> Your goal
Return the whole listing, line for line, without the pictures in it.

> Information provided

— Start —

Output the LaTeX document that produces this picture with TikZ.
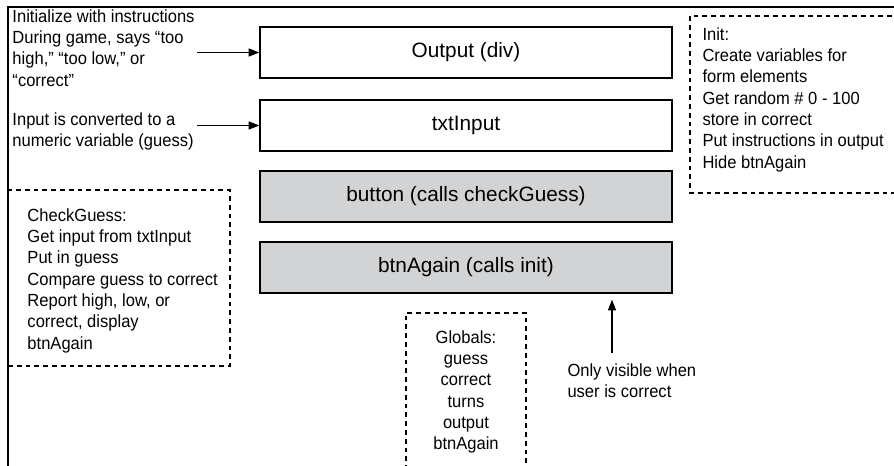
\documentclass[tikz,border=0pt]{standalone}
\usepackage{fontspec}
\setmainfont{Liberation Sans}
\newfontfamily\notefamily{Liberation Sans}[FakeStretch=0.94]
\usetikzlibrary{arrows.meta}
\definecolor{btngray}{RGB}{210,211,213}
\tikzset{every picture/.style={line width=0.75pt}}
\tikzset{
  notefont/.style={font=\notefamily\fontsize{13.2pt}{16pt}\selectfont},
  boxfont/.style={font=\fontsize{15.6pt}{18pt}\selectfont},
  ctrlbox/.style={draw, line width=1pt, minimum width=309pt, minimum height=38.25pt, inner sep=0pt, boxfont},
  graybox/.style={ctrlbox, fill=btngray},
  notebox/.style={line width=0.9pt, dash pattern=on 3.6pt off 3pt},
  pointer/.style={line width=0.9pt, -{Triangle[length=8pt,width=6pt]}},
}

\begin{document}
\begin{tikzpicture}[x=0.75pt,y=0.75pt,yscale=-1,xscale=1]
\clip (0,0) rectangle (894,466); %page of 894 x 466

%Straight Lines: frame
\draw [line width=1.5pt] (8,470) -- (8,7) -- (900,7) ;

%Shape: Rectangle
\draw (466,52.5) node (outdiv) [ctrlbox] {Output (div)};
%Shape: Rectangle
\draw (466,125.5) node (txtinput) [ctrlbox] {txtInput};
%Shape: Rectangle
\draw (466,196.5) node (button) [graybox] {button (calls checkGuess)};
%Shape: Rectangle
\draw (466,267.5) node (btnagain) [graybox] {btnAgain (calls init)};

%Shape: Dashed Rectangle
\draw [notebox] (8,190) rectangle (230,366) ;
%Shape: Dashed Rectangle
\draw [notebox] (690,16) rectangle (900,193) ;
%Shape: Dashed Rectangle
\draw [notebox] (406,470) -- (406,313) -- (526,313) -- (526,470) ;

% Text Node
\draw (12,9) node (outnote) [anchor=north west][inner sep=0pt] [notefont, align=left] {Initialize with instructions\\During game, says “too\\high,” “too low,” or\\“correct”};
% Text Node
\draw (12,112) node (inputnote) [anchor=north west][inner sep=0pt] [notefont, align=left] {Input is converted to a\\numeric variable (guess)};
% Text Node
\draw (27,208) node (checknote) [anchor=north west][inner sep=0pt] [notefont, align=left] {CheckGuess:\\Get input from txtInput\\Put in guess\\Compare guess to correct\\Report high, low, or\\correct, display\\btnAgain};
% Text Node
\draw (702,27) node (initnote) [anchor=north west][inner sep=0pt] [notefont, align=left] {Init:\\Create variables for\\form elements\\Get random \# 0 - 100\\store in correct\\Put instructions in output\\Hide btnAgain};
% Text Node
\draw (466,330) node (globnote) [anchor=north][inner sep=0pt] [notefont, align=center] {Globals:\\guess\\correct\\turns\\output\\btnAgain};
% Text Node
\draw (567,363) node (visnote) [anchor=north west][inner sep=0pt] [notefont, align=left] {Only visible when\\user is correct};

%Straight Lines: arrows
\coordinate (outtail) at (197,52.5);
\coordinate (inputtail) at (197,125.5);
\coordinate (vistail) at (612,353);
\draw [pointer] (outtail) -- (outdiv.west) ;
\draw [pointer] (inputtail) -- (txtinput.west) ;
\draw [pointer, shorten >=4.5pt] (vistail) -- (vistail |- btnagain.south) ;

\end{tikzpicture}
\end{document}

— End —

> Written solution
Output the LaTeX document that produces this picture with TikZ.
\documentclass[tikz,border=0pt]{standalone}
\usepackage{fontspec}
\setmainfont{Liberation Sans}
\newfontfamily\notefamily{Liberation Sans}[FakeStretch=0.94]
\usetikzlibrary{arrows.meta}
\definecolor{btngray}{RGB}{210,211,213}
\tikzset{every picture/.style={line width=0.75pt}}
\tikzset{
  notefont/.style={font=\notefamily\fontsize{13.2pt}{16pt}\selectfont},
  boxfont/.style={font=\fontsize{15.6pt}{18pt}\selectfont},
  ctrlbox/.style={draw, line width=1pt, minimum width=309pt, minimum height=38.25pt, inner sep=0pt, boxfont},
  graybox/.style={ctrlbox, fill=btngray},
  notebox/.style={line width=0.9pt, dash pattern=on 3.6pt off 3pt},
  pointer/.style={line width=0.9pt, -{Triangle[length=8pt,width=6pt]}},
}

\begin{document}
\begin{tikzpicture}[x=0.75pt,y=0.75pt,yscale=-1,xscale=1]
\clip (0,0) rectangle (894,466); %page of 894 x 466

%Straight Lines: frame
\draw [line width=1.5pt] (8,470) -- (8,7) -- (900,7) ;

%Shape: Rectangle
\draw (466,52.5) node (outdiv) [ctrlbox] {Output (div)};
%Shape: Rectangle
\draw (466,125.5) node (txtinput) [ctrlbox] {txtInput};
%Shape: Rectangle
\draw (466,196.5) node (button) [graybox] {button (calls checkGuess)};
%Shape: Rectangle
\draw (466,267.5) node (btnagain) [graybox] {btnAgain (calls init)};

%Shape: Dashed Rectangle
\draw [notebox] (8,190) rectangle (230,366) ;
%Shape: Dashed Rectangle
\draw [notebox] (690,16) rectangle (900,193) ;
%Shape: Dashed Rectangle
\draw [notebox] (406,470) -- (406,313) -- (526,313) -- (526,470) ;

% Text Node
\draw (12,9) node (outnote) [anchor=north west][inner sep=0pt] [notefont, align=left] {Initialize with instructions\\During game, says “too\\high,” “too low,” or\\“correct”};
% Text Node
\draw (12,112) node (inputnote) [anchor=north west][inner sep=0pt] [notefont, align=left] {Input is converted to a\\numeric variable (guess)};
% Text Node
\draw (27,208) node (checknote) [anchor=north west][inner sep=0pt] [notefont, align=left] {CheckGuess:\\Get input from txtInput\\Put in guess\\Compare guess to correct\\Report high, low, or\\correct, display\\btnAgain};
% Text Node
\draw (702,27) node (initnote) [anchor=north west][inner sep=0pt] [notefont, align=left] {Init:\\Create variables for\\form elements\\Get random \# 0 - 100\\store in correct\\Put instructions in output\\Hide btnAgain};
% Text Node
\draw (466,330) node (globnote) [anchor=north][inner sep=0pt] [notefont, align=center] {Globals:\\guess\\correct\\turns\\output\\btnAgain};
% Text Node
\draw (567,363) node (visnote) [anchor=north west][inner sep=0pt] [notefont, align=left] {Only visible when\\user is correct};

%Straight Lines: arrows
\coordinate (outtail) at (197,52.5);
\coordinate (inputtail) at (197,125.5);
\coordinate (vistail) at (612,353);
\draw [pointer] (outtail) -- (outdiv.west) ;
\draw [pointer] (inputtail) -- (txtinput.west) ;
\draw [pointer, shorten >=4.5pt] (vistail) -- (vistail |- btnagain.south) ;

\end{tikzpicture}
\end{document}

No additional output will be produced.